▶ [STATED GOAL]:
Reproduce all of the data below without alteration; exclude every picture.

▶ [DATA]:
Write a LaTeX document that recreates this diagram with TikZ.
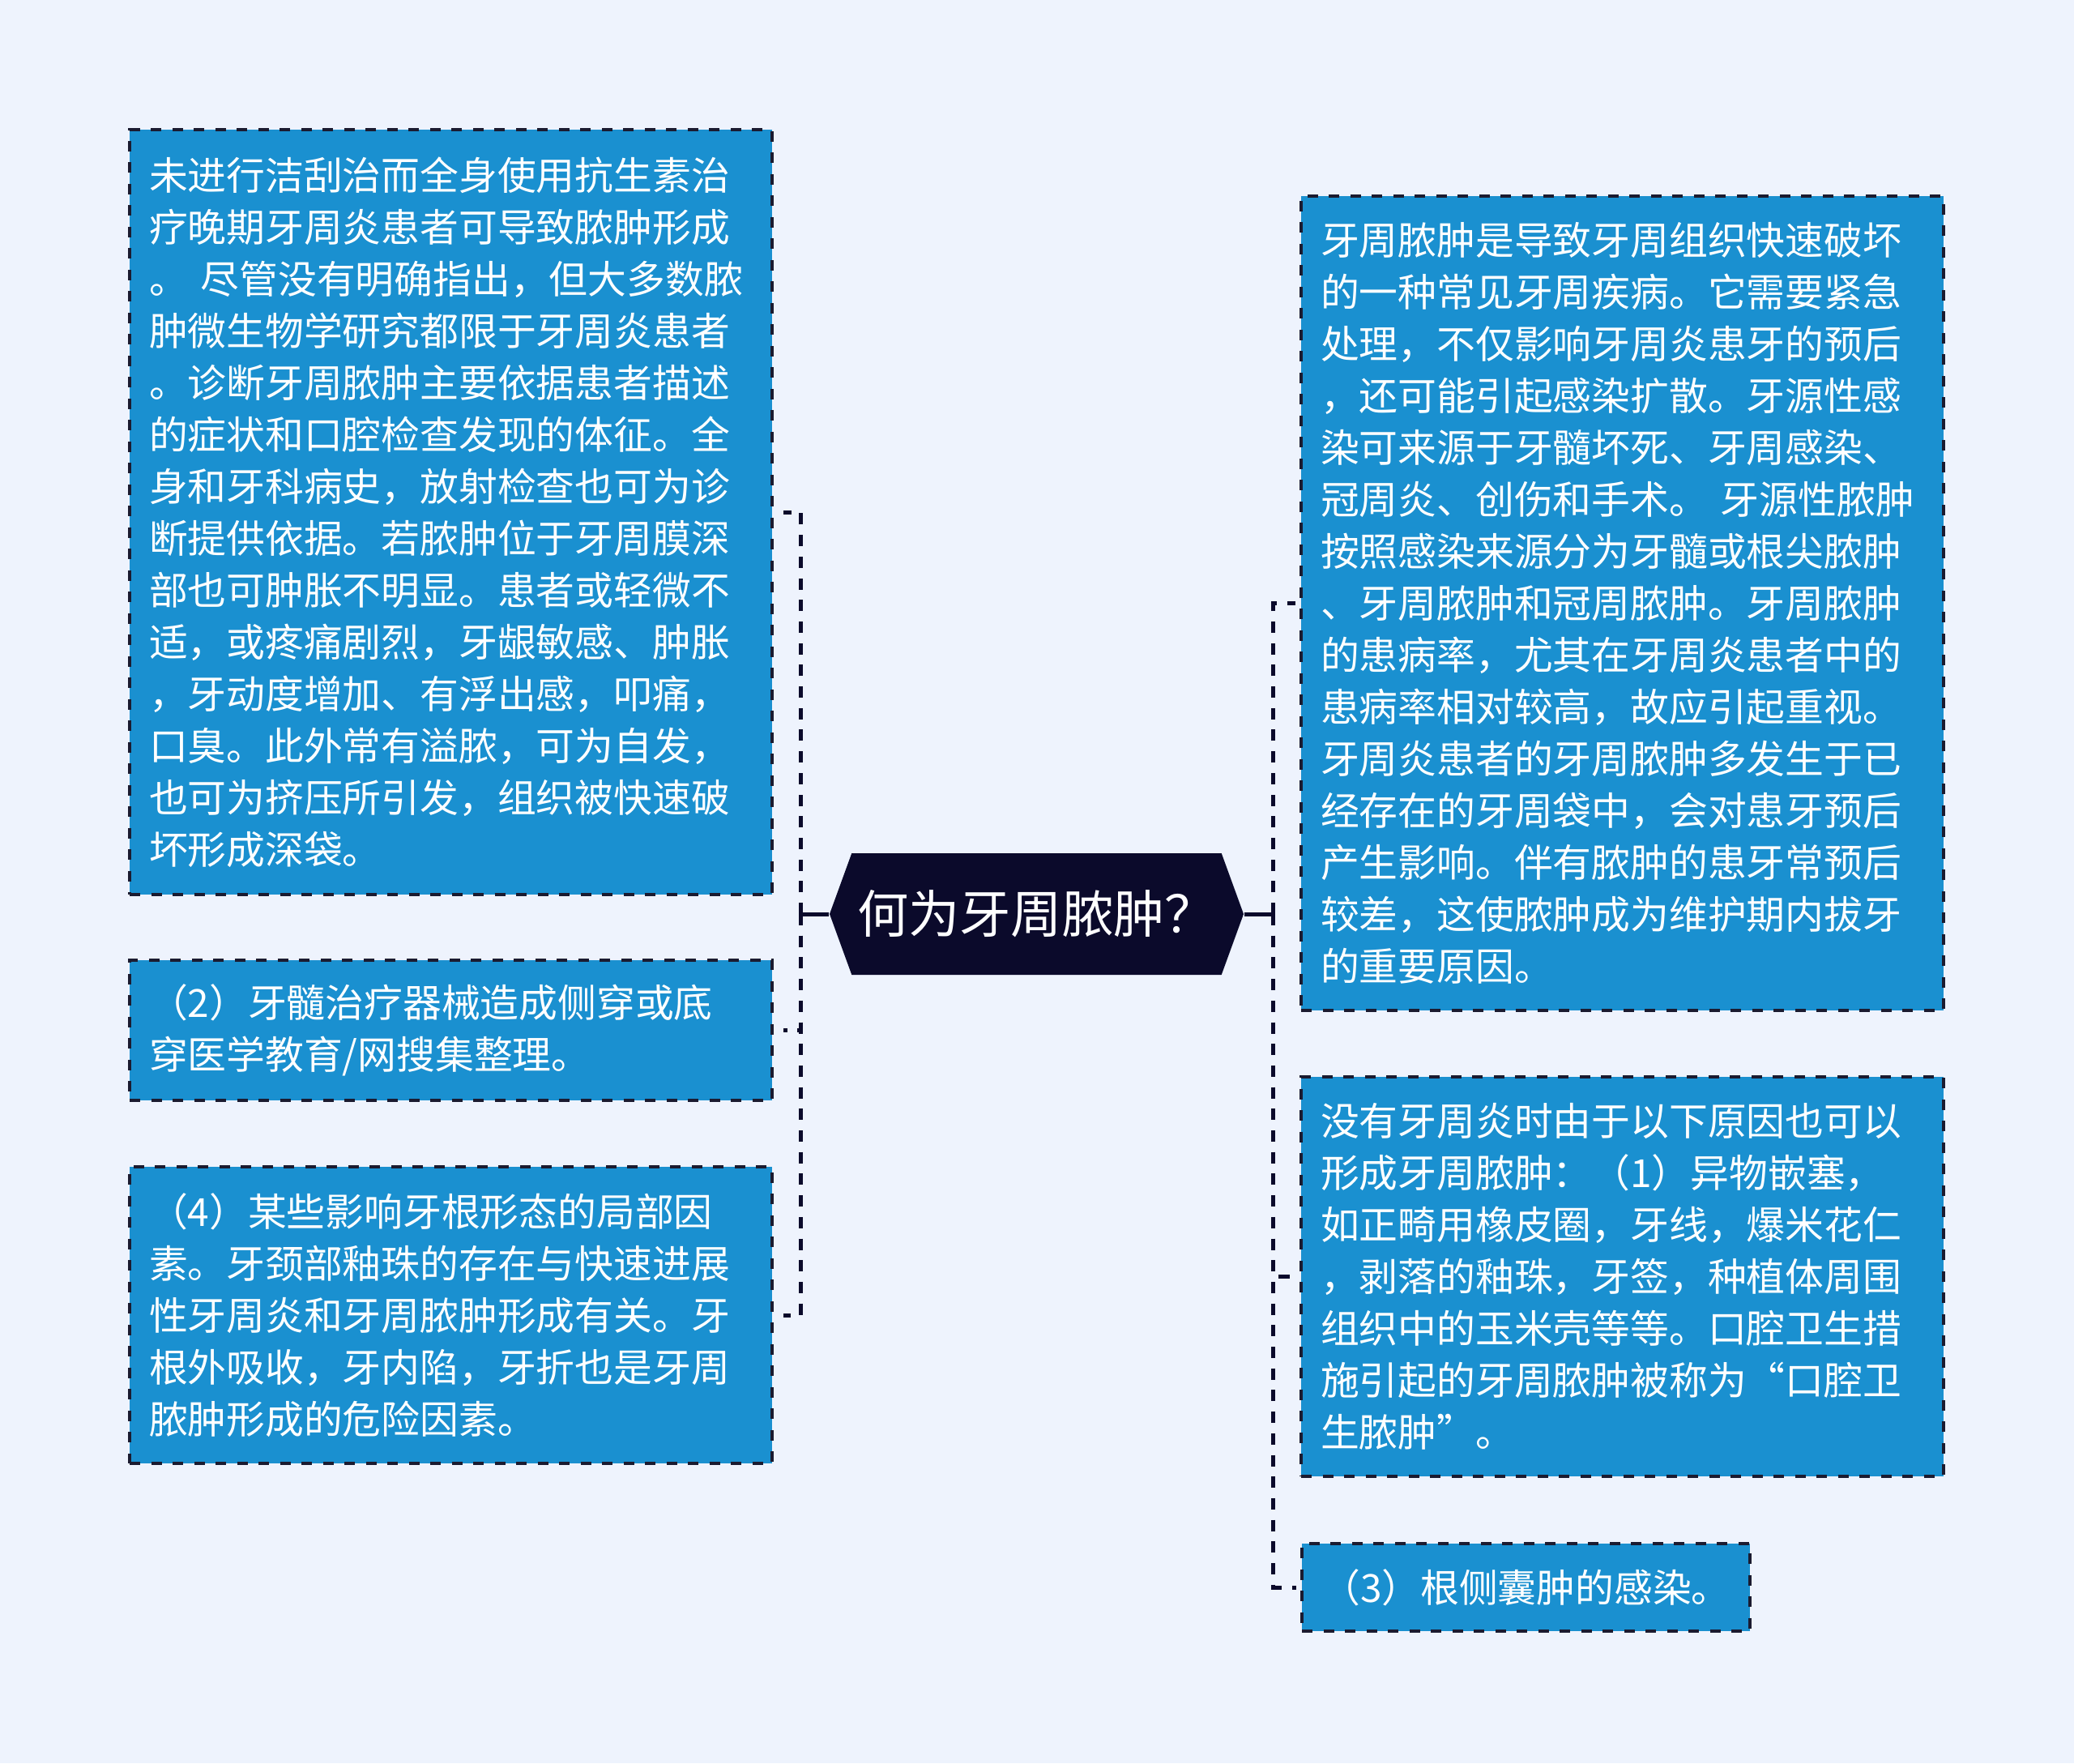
\documentclass[tikz,border=0pt]{standalone}
\usepackage{fontspec}
\setmainfont{Noto Sans CJK SC}
\usetikzlibrary{shapes.symbols}
\definecolor{pageBg}{HTML}{EEF3FD}
\definecolor{cardBlue}{HTML}{1A90D0}
\definecolor{inkNavy}{HTML}{0B0A2B}
\definecolor{edgeDark}{HTML}{1B1B30}
\tikzset{
  card/.style={rectangle, draw=edgeDark, line width=0.035cm,
    dash pattern=on 0.13cm off 0.135cm, fill=cardBlue, text=white,
    align=left, inner xsep=0.24cm, inner ysep=0.1cm, text width=7.45cm,
    font=\fontsize{13.6pt}{18.2pt}\selectfont},
  rootnode/.style={signal, signal to=west and east, signal pointer angle=140,
    fill=inkNavy, text=white, minimum width=5.11cm, minimum height=1.5cm,
    inner sep=0pt, font=\fontsize{18pt}{22pt}\selectfont},
  stem/.style={draw=inkNavy, line width=0.05cm},
  link/.style={stem, dash pattern=on 0.14cm off 0.127cm},
}

\begin{document}
\begin{tikzpicture}
    % page
    \fill[pageBg] (0,0) rectangle (25.6,-21.76);
    % centre topic
    \node[rootnode] (root) at (12.795,-11.28) {何为牙周脓肿？};
    % left branches
    \node[card, minimum height=9.44cm] (L1) at (5.565,-6.32)
      {未进行洁刮治而全身使用抗生素治\\
       疗晚期牙周炎患者可导致脓肿形成\\
       。~尽管没有明确指出，但大多数脓\\
       肿微生物学研究都限于牙周炎患者\\
       。诊断牙周脓肿主要依据患者描述\\
       的症状和口腔检查发现的体征。全\\
       身和牙科病史，放射检查也可为诊\\
       断提供依据。若脓肿位于牙周膜深\\
       部也可肿胀不明显。患者或轻微不\\
       适，或疼痛剧烈，牙龈敏感、肿胀\\
       ，牙动度增加、有浮出感，叩痛，\\
       口臭。此外常有溢脓，可为自发，\\
       也可为挤压所引发，组织被快速破\\
       坏形成深袋。};
    \node[card, minimum height=1.73cm] (L2) at (5.565,-12.715)
      {（2）牙髓治疗器械造成侧穿或底\\
       穿医学教育/网搜集整理。};
    \node[card, minimum height=3.66cm] (L3) at (5.565,-16.23)
      {（4）某些影响牙根形态的局部因\\
       素。牙颈部釉珠的存在与快速进展\\
       性牙周炎和牙周脓肿形成有关。牙\\
       根外吸收，牙内陷，牙折也是牙周\\
       脓肿形成的危险因素。};
    % right branches
    \node[card, minimum height=10.05cm] (R1) at (20.025,-7.445)
      {牙周脓肿是导致牙周组织快速破坏\\
       的一种常见牙周疾病。它需要紧急\\
       处理，不仅影响牙周炎患牙的预后\\
       ，还可能引起感染扩散。牙源性感\\
       染可来源于牙髓坏死、牙周感染、\\
       冠周炎、创伤和手术。~牙源性脓肿\\
       按照感染来源分为牙髓或根尖脓肿\\
       、牙周脓肿和冠周脓肿。牙周脓肿\\
       的患病率，尤其在牙周炎患者中的\\
       患病率相对较高，故应引起重视。\\
       牙周炎患者的牙周脓肿多发生于已\\
       经存在的牙周袋中，会对患牙预后\\
       产生影响。伴有脓肿的患牙常预后\\
       较差，这使脓肿成为维护期内拔牙\\
       的重要原因。};
    \node[card, minimum height=4.93cm] (R2) at (20.025,-15.755)
      {没有牙周炎时由于以下原因也可以\\
       形成牙周脓肿：（1）异物嵌塞，\\
       如正畸用橡皮圈，牙线，爆米花仁\\
       ，剥落的釉珠，牙签，种植体周围\\
       组织中的玉米壳等等。口腔卫生措\\
       施引起的牙周脓肿被称为“口腔卫\\
       生脓肿”。};
    \node[card, text width=, align=center, minimum width=5.53cm,
          minimum height=1.08cm] (R3) at (18.835,-19.59)
      {（3）根侧囊肿的感染。};
    % connectors
    \coordinate (lhub) at ([xshift=-0.35cm]root.west);
    \coordinate (rhub) at ([xshift=0.36cm]root.east);
    \draw[stem] (root.west) -- (lhub);
    \draw[stem] (root.east) -- (rhub);
    \foreach \c in {L1,L2,L3}
      \draw[link] (lhub) |- ([xshift=0.12cm]\c.east);
    \foreach \c in {R1,R2,R3}
      \draw[link] (rhub) |- ([xshift=-0.05cm]\c.west);
\end{tikzpicture}
\end{document}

▶ [RESPONSE]:
Write a LaTeX document that recreates this diagram with TikZ.
\documentclass[tikz,border=0pt]{standalone}
\usepackage{fontspec}
\setmainfont{Noto Sans CJK SC}
\usetikzlibrary{shapes.symbols}
\definecolor{pageBg}{HTML}{EEF3FD}
\definecolor{cardBlue}{HTML}{1A90D0}
\definecolor{inkNavy}{HTML}{0B0A2B}
\definecolor{edgeDark}{HTML}{1B1B30}
\tikzset{
  card/.style={rectangle, draw=edgeDark, line width=0.035cm,
    dash pattern=on 0.13cm off 0.135cm, fill=cardBlue, text=white,
    align=left, inner xsep=0.24cm, inner ysep=0.1cm, text width=7.45cm,
    font=\fontsize{13.6pt}{18.2pt}\selectfont},
  rootnode/.style={signal, signal to=west and east, signal pointer angle=140,
    fill=inkNavy, text=white, minimum width=5.11cm, minimum height=1.5cm,
    inner sep=0pt, font=\fontsize{18pt}{22pt}\selectfont},
  stem/.style={draw=inkNavy, line width=0.05cm},
  link/.style={stem, dash pattern=on 0.14cm off 0.127cm},
}

\begin{document}
\begin{tikzpicture}
    % page
    \fill[pageBg] (0,0) rectangle (25.6,-21.76);
    % centre topic
    \node[rootnode] (root) at (12.795,-11.28) {何为牙周脓肿？};
    % left branches
    \node[card, minimum height=9.44cm] (L1) at (5.565,-6.32)
      {未进行洁刮治而全身使用抗生素治\\
       疗晚期牙周炎患者可导致脓肿形成\\
       。~尽管没有明确指出，但大多数脓\\
       肿微生物学研究都限于牙周炎患者\\
       。诊断牙周脓肿主要依据患者描述\\
       的症状和口腔检查发现的体征。全\\
       身和牙科病史，放射检查也可为诊\\
       断提供依据。若脓肿位于牙周膜深\\
       部也可肿胀不明显。患者或轻微不\\
       适，或疼痛剧烈，牙龈敏感、肿胀\\
       ，牙动度增加、有浮出感，叩痛，\\
       口臭。此外常有溢脓，可为自发，\\
       也可为挤压所引发，组织被快速破\\
       坏形成深袋。};
    \node[card, minimum height=1.73cm] (L2) at (5.565,-12.715)
      {（2）牙髓治疗器械造成侧穿或底\\
       穿医学教育/网搜集整理。};
    \node[card, minimum height=3.66cm] (L3) at (5.565,-16.23)
      {（4）某些影响牙根形态的局部因\\
       素。牙颈部釉珠的存在与快速进展\\
       性牙周炎和牙周脓肿形成有关。牙\\
       根外吸收，牙内陷，牙折也是牙周\\
       脓肿形成的危险因素。};
    % right branches
    \node[card, minimum height=10.05cm] (R1) at (20.025,-7.445)
      {牙周脓肿是导致牙周组织快速破坏\\
       的一种常见牙周疾病。它需要紧急\\
       处理，不仅影响牙周炎患牙的预后\\
       ，还可能引起感染扩散。牙源性感\\
       染可来源于牙髓坏死、牙周感染、\\
       冠周炎、创伤和手术。~牙源性脓肿\\
       按照感染来源分为牙髓或根尖脓肿\\
       、牙周脓肿和冠周脓肿。牙周脓肿\\
       的患病率，尤其在牙周炎患者中的\\
       患病率相对较高，故应引起重视。\\
       牙周炎患者的牙周脓肿多发生于已\\
       经存在的牙周袋中，会对患牙预后\\
       产生影响。伴有脓肿的患牙常预后\\
       较差，这使脓肿成为维护期内拔牙\\
       的重要原因。};
    \node[card, minimum height=4.93cm] (R2) at (20.025,-15.755)
      {没有牙周炎时由于以下原因也可以\\
       形成牙周脓肿：（1）异物嵌塞，\\
       如正畸用橡皮圈，牙线，爆米花仁\\
       ，剥落的釉珠，牙签，种植体周围\\
       组织中的玉米壳等等。口腔卫生措\\
       施引起的牙周脓肿被称为“口腔卫\\
       生脓肿”。};
    \node[card, text width=, align=center, minimum width=5.53cm,
          minimum height=1.08cm] (R3) at (18.835,-19.59)
      {（3）根侧囊肿的感染。};
    % connectors
    \coordinate (lhub) at ([xshift=-0.35cm]root.west);
    \coordinate (rhub) at ([xshift=0.36cm]root.east);
    \draw[stem] (root.west) -- (lhub);
    \draw[stem] (root.east) -- (rhub);
    \foreach \c in {L1,L2,L3}
      \draw[link] (lhub) |- ([xshift=0.12cm]\c.east);
    \foreach \c in {R1,R2,R3}
      \draw[link] (rhub) |- ([xshift=-0.05cm]\c.west);
\end{tikzpicture}
\end{document}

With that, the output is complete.